Dalam surat jalan itu, tertulis tujuan Pontianak dari Jakarta berangkat tanggal 19 Juni 2020 dan kembali tanggal 22 Juni 2020. Dalam kopi surat jalan yang ditunjukkan MAKI, bagian KOP surat tersebut dirobek untuk menjaga kerahasiaan institusi hukum yang diduga mengeluarkan surat itu. 

Herman Hery menegaskan, Komisi III akan memanggil institusi hukum terkait sekalipun sedang dalam masa reses. Komisi III akan bersurat ke pimpinan DPR RI agar melakukan pemanggilan atas institusi terkait. 

"Sesuai UU MD3, bahwa DPR boleh mengadakan rapat dengar pendapat dimasa reses jika ada sesua hal yang urgent. Menurut kami kasus Djoko Tjandra ini merupakan kasus super urgent," kata Herman Hery. 

Politikus PDI Perjuangan ini menegaskan, meski telah memasuki masa reses, perlu diadakan rapat dengar pendapat (RDP) agar semua pihak bisa memberikan penjelasan kepada Komisi III soal kasus ini, sebagai bahan Dikeluarkanny rekomendasi dari Komisi III. 

"Soal siap-siapa yang dipanggil, nanti kami akan bicarakan. Tetapi ketiga institusi ini harus duduk bersama-sama dengan Komisi III agar semuanya menjadi terang-benderang. Nanti saat rapat bersama itu, semua dokumen yang diserahkan tadi secara tertutup akan kami buka," kata Herman Herry. 

Dengan demikian, Komisi III bisa mengetahui asal muasal dikeluarkannya surat jalan untuk Djoko Tjandra. 

"Sehingga menjadi tau dari isntitusi mana siapa yang menandatangani, atas dasar apa dan semua itu bisa kami tanyakan kepada pihak yang hadir dalam rapat gabungan tersebut," ujar Herman Hery menegaskan. 

Dalam perkembangan terakhir yang diketahui, Djoko Tjandra kembali bermanuver. Setelah sebelumnya mendaftar peninjauan kembali (PK) ke PN Jaksel dan membuat KTP di Keluarahan Grogol, kali ini Djoko Tjandra membuat paspor di Kemendagri.

Buron BLBI yang juga terpidana kasus 'cessie' Bank Bali sebesar Rp 546 miliar itu masuk dalam daftar buronan interpol sejak 2009. Kepala tim pemburu koruptor yang dijabat oleh Wakil Jaksa Agung, Darnomo, menyebutkan bahwa warga Indonesia itu resmi jadi warga Papua Nugini sejak Juni 2012.

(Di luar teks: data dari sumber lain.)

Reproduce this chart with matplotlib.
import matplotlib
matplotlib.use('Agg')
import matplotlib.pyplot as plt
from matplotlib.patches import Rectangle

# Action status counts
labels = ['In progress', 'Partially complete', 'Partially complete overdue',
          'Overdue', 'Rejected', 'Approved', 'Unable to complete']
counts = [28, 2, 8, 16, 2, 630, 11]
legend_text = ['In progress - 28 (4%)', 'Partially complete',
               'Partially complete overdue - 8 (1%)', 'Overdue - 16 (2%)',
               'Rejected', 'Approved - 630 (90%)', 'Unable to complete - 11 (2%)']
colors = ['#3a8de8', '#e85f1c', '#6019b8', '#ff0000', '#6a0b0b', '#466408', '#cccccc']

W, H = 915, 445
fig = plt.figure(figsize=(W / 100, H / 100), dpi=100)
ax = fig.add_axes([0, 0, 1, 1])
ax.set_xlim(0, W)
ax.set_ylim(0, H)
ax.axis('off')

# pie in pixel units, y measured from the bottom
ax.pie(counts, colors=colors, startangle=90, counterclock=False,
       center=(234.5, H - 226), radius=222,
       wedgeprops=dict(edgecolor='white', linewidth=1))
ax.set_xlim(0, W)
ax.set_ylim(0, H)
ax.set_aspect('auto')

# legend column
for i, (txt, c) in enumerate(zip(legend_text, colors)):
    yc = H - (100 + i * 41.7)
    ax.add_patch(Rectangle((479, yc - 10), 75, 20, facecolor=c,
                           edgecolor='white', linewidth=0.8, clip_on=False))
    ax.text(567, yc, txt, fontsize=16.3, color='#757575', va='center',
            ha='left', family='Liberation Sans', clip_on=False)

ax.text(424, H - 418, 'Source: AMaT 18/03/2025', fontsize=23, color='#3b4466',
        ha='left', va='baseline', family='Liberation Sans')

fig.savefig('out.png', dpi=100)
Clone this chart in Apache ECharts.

Sejak 2009, dia meninggalkan Indonesia. Saat itu sehari sebelum Mahkamah Agung (MA) mengeluarkan keputusan atas perkaranya, Djoko berhasil terbang ke PNG dengan pesawat carteran. Di sana Djoko mengubah indentitasnya dengan nama Joe Chan dan memilih berganti kewarganegaraan menjadi penduduk Papua Nugini. 

Dalam kasusnya, Djoko oleh MA diputus bersalah dan harus dipenjara 2 tahun. Tak hanya itu, ia juga diwajibkan membayar denda Rp 15 juta serta uangnya di Bank Bali sebesar Rp 546 miliar disita untuk negara.